Hiatal Hernia Surgery Called for If Meds Fail to Help
DEAR DR. ROACH: I am a 72-year-old female with MGUS. I was just diagnosed with an ulcer, Barrett’s esophagus, GERD and a hiatal hernia of 8 cm. My surgeon has put me on high-dose Prilosec and Carafate before bed. My oncologist has given the OK for surgery for the hernia, but friends have told me that the surgery is really dangerous. My surgeon is concerned about the hernia being so large. What do you think about this surgery, and is it a good idea at my age? I am having really bad issues with digestion. — F.H.
ANSWER: A hiatal hernia is a larger-than-normal hiatus (hole) in the diaphragm where the esophagus goes through and connects with the stomach. If the hiatus is large enough, the stomach can move upward into the chest, which often causes symptoms of abdominal discomfort. This is then called a paraesophageal or hiatal hernia.
The size of the hiatus is not an indication for surgery. Surgery is considered if medications such as the omeprazole (Prilosec) and sucralfate (Carafate) fail to control symptoms, but it takes time for maximal effect of the medicines. Surgery is also indicated if there is a complication, such as the stomach getting stuck in the chest, twisting or bleeding.
If you continue to have symptoms despite a good trial of medication therapy, then surgery is a reasonable consideration. Your age should not prevent the surgery. All surgeries have risks, so surgery should never be entered into lightly. But the 30-day mortality rate of an elective hiatal hernia repair surgery is in the range of 1% to 1.5%. This is low, but not zero.
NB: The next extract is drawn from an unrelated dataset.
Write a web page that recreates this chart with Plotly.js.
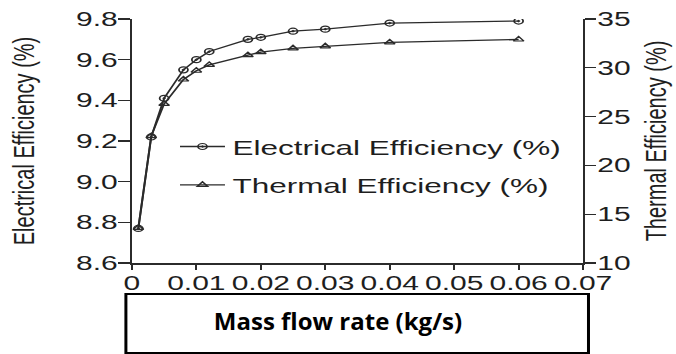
<!DOCTYPE html>
<html>
<head>
<meta charset="utf-8">
<script src="https://cdn.plot.ly/plotly-3.0.1.min.js"></script>
<style>
  html, body { margin: 0; padding: 0; background: #fff; overflow: hidden; }
  #wrap { width: 451px; height: 354px; transform: scaleX(1.4989); transform-origin: 0 0; }
  #chart { width: 451px; height: 354px; }
</style>
</head>
<body>
<div id="wrap"><div id="chart"></div></div>
<script>
// Data
const massFlow = [0.001, 0.003, 0.005, 0.008, 0.010, 0.012, 0.018, 0.020, 0.025, 0.030, 0.040, 0.060];
const electricalEff = [8.77, 9.22, 9.41, 9.55, 9.60, 9.64, 9.70, 9.71, 9.74, 9.75, 9.78, 9.79];
const thermalEff = [13.6, 23.0, 26.3, 28.8, 29.7, 30.3, 31.3, 31.6, 32.0, 32.2, 32.6, 32.9];
const seriesNames = ['Electrical Efficiency (%)', 'Thermal Efficiency (%)'];
const xTitle = 'Mass flow rate (kg/s)';
const yTitle = 'Electrical Efficiency (%)';
const y2Title = 'Thermal Efficiency (%)';

const ink = '#2b2b2b';
const textInk = '#1e1e1e';
const baseFont = 'Liberation Sans, Arial, sans-serif';

const traces = [
  {
    x: massFlow, y: electricalEff, name: seriesNames[0], type: 'scatter', mode: 'lines+markers',
    line: { color: ink, width: 1.3 },
    marker: { symbol: 'circle-open-dot', size: 6, color: ink, line: { color: ink, width: 1.2 } },
    legendgroup: 'a'
  },
  {
    x: massFlow, y: thermalEff, name: seriesNames[1], type: 'scatter', mode: 'lines+markers', yaxis: 'y2',
    line: { color: ink, width: 1.3 },
    marker: { symbol: 'triangle-up-open', size: 6, color: ink, line: { color: ink, width: 1.2 } },
    legendgroup: 'b'
  }
];

const layout = {
  width: 451, height: 354,
  margin: { l: 88, r: 62, t: 19, b: 91 },
  paper_bgcolor: '#ffffff', plot_bgcolor: '#ffffff',
  font: { family: baseFont, color: textInk, size: 20 },
  showlegend: true,
  legend: {
    x: 0.09, y: 0.56, xanchor: 'left', yanchor: 'top',
    bgcolor: 'rgba(0,0,0,0)', borderwidth: 0,
    font: { family: baseFont, size: 21, color: textInk },
    tracegroupgap: 8
  },
  xaxis: {
    range: [0, 0.07], dtick: 0.01, tick0: 0,
    showgrid: false, zeroline: false,
    showline: true, linecolor: ink, linewidth: 1.5,
    ticks: 'outside', ticklen: 5, tickwidth: 1.3, tickcolor: ink, ticklabelstandoff: -3,
    tickfont: { family: baseFont, size: 20, color: textInk },
    title: {
      text: '<b>' + xTitle + '</b>', standoff: 20,
      font: { family: 'Open Sans, Liberation Sans, Arial, sans-serif', size: 24, color: '#000' }
    }
  },
  yaxis: {
    range: [8.6, 9.8], dtick: 0.2, tick0: 8.6, tickformat: '.1f',
    showgrid: false, zeroline: false,
    showline: true, linecolor: ink, linewidth: 1.5,
    ticks: 'outside', ticklen: 8, tickwidth: 1.3, tickcolor: ink, ticklabelstandoff: -4,
    tickfont: { family: baseFont, size: 20, color: textInk },
    title: { text: yTitle, font: { family: baseFont, size: 20, color: textInk }, standoff: 22 }
  },
  yaxis2: {
    range: [10, 35], dtick: 5, tick0: 10,
    overlaying: 'y', side: 'right',
    showgrid: false, zeroline: false,
    showline: true, linecolor: ink, linewidth: 1.5,
    ticks: 'outside', ticklen: 7, tickwidth: 1.3, tickcolor: ink, ticklabelstandoff: -3,
    tickfont: { family: baseFont, size: 20, color: textInk },
    title: { text: y2Title, font: { family: baseFont, size: 20, color: textInk }, standoff: 10 }
  },
  shapes: [
    {
      type: 'rect', xref: 'paper', yref: 'paper',
      x0: -0.0133, x1: 1.012, y0: -0.369, y1: -0.127,
      line: { color: '#000', width: 2 }, fillcolor: 'rgba(0,0,0,0)'
    }
  ]
};

Plotly.newPlot('chart', traces, layout, { staticPlot: true, displayModeBar: false }).then(function (gd) {
  // The boxed x-axis title in the reference is not horizontally stretched like the rest of the figure
  const t = gd.querySelector('.xtitle');
  if (t) {
    t.style.transformBox = 'fill-box';
    t.style.transformOrigin = 'center';
    t.style.transform = 'translate(-13px, -1px) scaleX(0.6672)';
  }
});
</script>
</body>
</html>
Your blood condition, monoclonal gammopathy of uncertain significance, is a possible precursor to the blood cancer multiple myeloma, and I am sure your hematologist-oncologist is monitoring you carefully. The risk for a blood clot around surgery may be higher in people with MGUS, so the surgeon must work with your oncologist and should consider extra precautions to try to prevent blood clots. Otherwise, I don’t think that MGUS should interfere with your ability to get surgery.
DEAR DR. ROACH: I just had my yearly physical with my primary care doctor of 12 years. I am a 77-year-old man. My blood pressure is controlled with enalapril and metoprolol. My doctor wants to have my lab results for calcium and potassium rechecked in four weeks. My lab results were calcium of 10.3 and potassium of 5.4. Are these two readings something to be concerned about? If so, what is the prognosis? — K.C.
ANSWER: Enalapril, an ACE inhibitor, causes potassium levels to rise, but usually not to the point where the medication needs to be stopped. A level of 5.4 is above the usual upper limit of normal, so your doctor is being extra careful. This number alone does not mean the medicine needs to be stopped.
Your calcium level is also on the high side. In a 77-year-old, hyperparathyroidism is the most likely cause of an abnormal calcium level. Parathyroid hormone has nothing to do with thyroid hormone: The four parathyroid glands are located immediately adjacent to the thyroid gland in the neck. If the calcium is repeatedly high, your doctor will probably look at the level of parathyroid hormone (PTH) in the blood. Very high calcium levels or complications of elevated PTH, such as kidney stones, are indications for removal of a parathyroid gland that is releasing excess hormone.